The live version of the song further bears this out, featuring one of Shane's signature monologues in which she confides in the audience: "[Y]ou won't believe this, but you know some of them funny people have the nerve to point the finger at me and grin and smile and whisper. But you know that don't worry Jackie, because I know I look good, and every Monday morning I laugh and grin on the way to the bank because I got mine.)

Then there's Shane's singing itself, commanding and raw and utterly unapologetic. "Her voice kind of makes me cry a little bit," Brennan tells me. "Those of us who are trans women vocalists… we're supposed to cultivate some kind of acceptable femininity, something folky and demure and harmless, all sweetness and light, so that when someone hears it, separated from our visual or personal 'presentation,' we won't 'fail gender' somehow." Combined with her silk-shirted, borderline futch onstage persona, Shane's voice shatters these demands, silencing those who would police her; Brennan compares Shane to the legendary James Brown and Irma Thomas, owning her stage with "a fearlessness that few people attempt even now."

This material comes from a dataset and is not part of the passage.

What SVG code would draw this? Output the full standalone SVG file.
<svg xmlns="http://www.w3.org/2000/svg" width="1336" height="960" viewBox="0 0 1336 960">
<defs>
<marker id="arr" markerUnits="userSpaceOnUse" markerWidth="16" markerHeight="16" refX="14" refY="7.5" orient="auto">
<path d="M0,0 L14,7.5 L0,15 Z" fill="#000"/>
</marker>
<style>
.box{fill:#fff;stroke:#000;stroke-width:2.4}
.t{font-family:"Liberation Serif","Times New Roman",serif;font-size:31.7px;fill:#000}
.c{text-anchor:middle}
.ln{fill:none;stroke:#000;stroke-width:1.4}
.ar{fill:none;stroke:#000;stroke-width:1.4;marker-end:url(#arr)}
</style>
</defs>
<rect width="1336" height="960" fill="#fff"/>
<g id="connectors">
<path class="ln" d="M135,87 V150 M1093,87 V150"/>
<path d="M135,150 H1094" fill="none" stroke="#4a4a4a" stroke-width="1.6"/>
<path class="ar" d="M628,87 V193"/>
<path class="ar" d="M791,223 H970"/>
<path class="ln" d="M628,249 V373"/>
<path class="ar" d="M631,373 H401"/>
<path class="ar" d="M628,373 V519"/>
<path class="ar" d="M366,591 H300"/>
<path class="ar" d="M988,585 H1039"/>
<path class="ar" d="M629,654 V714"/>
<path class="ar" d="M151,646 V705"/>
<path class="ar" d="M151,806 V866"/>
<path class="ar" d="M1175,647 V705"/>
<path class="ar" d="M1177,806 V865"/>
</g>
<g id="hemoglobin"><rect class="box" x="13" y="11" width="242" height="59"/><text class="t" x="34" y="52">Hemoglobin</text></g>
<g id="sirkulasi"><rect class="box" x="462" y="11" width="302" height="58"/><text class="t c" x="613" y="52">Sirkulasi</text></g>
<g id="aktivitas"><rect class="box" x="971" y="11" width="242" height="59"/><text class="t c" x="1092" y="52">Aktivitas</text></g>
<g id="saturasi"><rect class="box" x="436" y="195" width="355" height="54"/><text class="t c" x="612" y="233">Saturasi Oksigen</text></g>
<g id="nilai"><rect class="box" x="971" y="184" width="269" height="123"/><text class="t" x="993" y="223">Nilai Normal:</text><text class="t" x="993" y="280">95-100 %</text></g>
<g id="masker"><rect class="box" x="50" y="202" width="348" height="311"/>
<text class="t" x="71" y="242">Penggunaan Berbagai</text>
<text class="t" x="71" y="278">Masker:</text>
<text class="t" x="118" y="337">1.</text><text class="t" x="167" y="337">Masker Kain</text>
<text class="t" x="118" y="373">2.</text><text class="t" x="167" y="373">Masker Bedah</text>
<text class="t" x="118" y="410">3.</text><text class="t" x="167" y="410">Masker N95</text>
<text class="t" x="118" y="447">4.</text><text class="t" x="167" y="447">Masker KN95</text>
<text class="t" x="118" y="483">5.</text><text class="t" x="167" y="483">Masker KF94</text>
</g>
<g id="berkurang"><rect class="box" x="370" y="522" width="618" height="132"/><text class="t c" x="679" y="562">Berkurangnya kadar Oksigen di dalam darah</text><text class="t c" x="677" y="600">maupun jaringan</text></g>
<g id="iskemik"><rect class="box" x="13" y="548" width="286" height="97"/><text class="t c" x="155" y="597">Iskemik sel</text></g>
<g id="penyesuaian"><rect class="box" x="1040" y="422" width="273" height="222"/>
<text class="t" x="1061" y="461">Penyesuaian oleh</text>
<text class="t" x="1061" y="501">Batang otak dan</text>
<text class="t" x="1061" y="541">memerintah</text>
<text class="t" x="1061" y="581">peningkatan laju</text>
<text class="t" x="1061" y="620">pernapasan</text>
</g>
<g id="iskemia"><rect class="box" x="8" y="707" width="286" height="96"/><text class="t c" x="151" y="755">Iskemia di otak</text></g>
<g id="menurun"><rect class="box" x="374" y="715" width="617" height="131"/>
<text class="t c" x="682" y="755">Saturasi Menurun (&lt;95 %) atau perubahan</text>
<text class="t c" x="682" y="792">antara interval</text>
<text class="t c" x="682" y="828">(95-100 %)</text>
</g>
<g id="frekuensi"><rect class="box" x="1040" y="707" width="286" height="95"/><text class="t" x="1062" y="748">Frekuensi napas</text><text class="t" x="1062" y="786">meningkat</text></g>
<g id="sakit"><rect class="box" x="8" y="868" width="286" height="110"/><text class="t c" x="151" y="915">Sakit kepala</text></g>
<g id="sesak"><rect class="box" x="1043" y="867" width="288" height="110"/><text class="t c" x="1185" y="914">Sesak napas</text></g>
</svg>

In this way, Shane and her music represent a historical anchor point for trans women, a beacon signifying the endurance of our identities and the strength of our lineage. That's vital when you consider the extent to which cis- and heteronormative culture has erased our history. As America sees a resurgence in public displays of Nazism, trans people look back nervously at the 1933 burning of the Institut für Sexualwissenschaft, which irretrievably destroyed centuries of transgender history.

And not all erasure is so obviously violent; Hollywood's monetization of queer history, as seen in films like Roland Emmerich's much-decried Stonewall and Tom Hooper's film adaptation of The Danish Girl, often comes at the expense of trans women—particularly trans women of color, misrepresenting and erasing the most vulnerable members of our community. Just this month, documentarian David France's The Death and Life of Marsha P. Johnson has come under fire for allegedly poaching trans activist Reina Gossett's work, raising questions about how the efforts of white, cisgender filmmakers are prioritized and lent credence over those of trans women of color. Though much about the France/Gossett controversy remains unsubstantiated, it's nevertheless upsetting that cis men are continually enriched by telling trans stories, while trans women still struggle to make our voices heard over a din of bigotry.

It's in this landscape—one where trans people must hold our history close, the better for it to fuel our march forward—that Jackie Shane has burst forth once more, her work a totem of empowerment and confidence during troubled times. "I'm grateful Jackie Shane is finally getting some of the recognition she deserves," says Brennan, and Stone concurs: "That her music can break through now is a testament to her skill and the indomitable strength trans women have to survive and shine." One hopes that with the release of Any Other Way, the music industry will never again forget Jackie Shane. Her sisters, filled with her spirit and will to thrive, certainly won't.